Auf dem Baum vor ihrem Fenster saß ein kleiner Spatz und sah zu ihr ins
Zimmer!
Auf Widersehen kleiner Spatz, ich werde wirklich alles tun, damit ich
bald wieder laufen kann!
Der kleine Vogel nickte ihr ermunternd zu, als würde er sie verstehen
und hob zum fortfliegen an. Vor dem Haus stand die ganze Familie
erwartungsvoll und wartete bis Liane im Rehabus eingestiegen war. Ihre
Schwester Greta trat auf sie zu und nahm ihre Hand in die ihre und
sprach in besänftigtem Tonfall zu ihr.
Du, ich wünsche Dir viel Kraft dass Du diesmal die Reha durchhältst und
schnell bald wieder bei uns sein kannst.
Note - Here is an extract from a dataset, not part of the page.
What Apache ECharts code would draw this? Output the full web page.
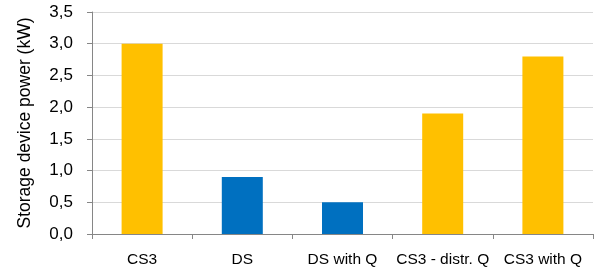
<!DOCTYPE html>
<html><head><meta charset="utf-8">
<script src="https://cdn.jsdelivr.net/npm/echarts@6/dist/echarts.min.js"></script>
<style>html,body{margin:0;padding:0;background:#fff}#c{width:595px;height:275px}</style>
</head><body><div id="c"></div>
<script>
const categories = ["CS3", "DS", "DS with Q", "CS3 - distr. Q", "CS3 with Q"];
const values = [3.0, 0.9, 0.5, 1.9, 2.8];
const barColors = ["#FFC000", "#0070C0", "#0070C0", "#FFC000", "#FFC000"];
const yTicks = [0, 0.5, 1.0, 1.5, 2.0, 2.5, 3.0, 3.5];

const chart = echarts.init(document.getElementById('c'), null, {renderer: 'canvas'});
const font = "Liberation Sans, Arial, sans-serif";
chart.setOption({
  animation: false,
  grid: {left: 92, right: 2, top: 12, bottom: 41, containLabel: false, outerBoundsMode: 'none'},
  xAxis: {
    type: 'category', data: categories,
    axisLine: {lineStyle: {color: '#868686', width: 1}},
    axisTick: {show: true, length: 5, lineStyle: {color: '#868686'}},
    axisLabel: {color: '#000', fontFamily: font, fontSize: 15.5, margin: 18, interval: 0}
  },
  yAxis: {
    type: 'value', min: yTicks[0], max: yTicks[yTicks.length-1], interval: 0.5,
    name: 'Storage device power (kW)', nameLocation: 'middle', nameGap: 58,
    nameTextStyle: {color: '#000', fontFamily: font, fontSize: 17.5},
    axisLine: {show: true, lineStyle: {color: '#868686', width: 1}},
    axisTick: {show: true, length: 5, lineStyle: {color: '#868686'}},
    axisLabel: {color: '#000', fontFamily: font, fontSize: 17, margin: 19,
      formatter: v => v.toFixed(1).replace('.', ',')},
    splitLine: {lineStyle: {color: '#D9D9D9', width: 1}}
  },
  series: [{
    type: 'bar', barWidth: 41,
    data: values.map((v, i) => ({value: v, itemStyle: {color: barColors[i]}}))
  }]
});
</script></body></html>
Auch wenn es anfänglich so
aussieht, als steuerst Du einem Untergang entgegen, geht ganz bestimmt
irgendwo ein zaghaftes Türchen auf.
Danke Dir, dass Du mir dies wünscht. Es wird mir ganz bestimmt dabei
helfen, wieder auf die Füße zu kommen.
Wir müssen allmählich losfahren drängte der Busfahrer ungeduldig, ich
muss noch andere Patienten von daheim abholen. Du schaffst das Liane,
rief die Familie ihr noch nach!
Sie sah noch lange aus dem Fenster und winkte bis sie niemanden der
Familie mehr erblickte.
Ein Jahr dauerte es, bis sie wieder soweit hergestellt war, dass sie
ohne Rollstuhl und Gehhilfe gehen konnte.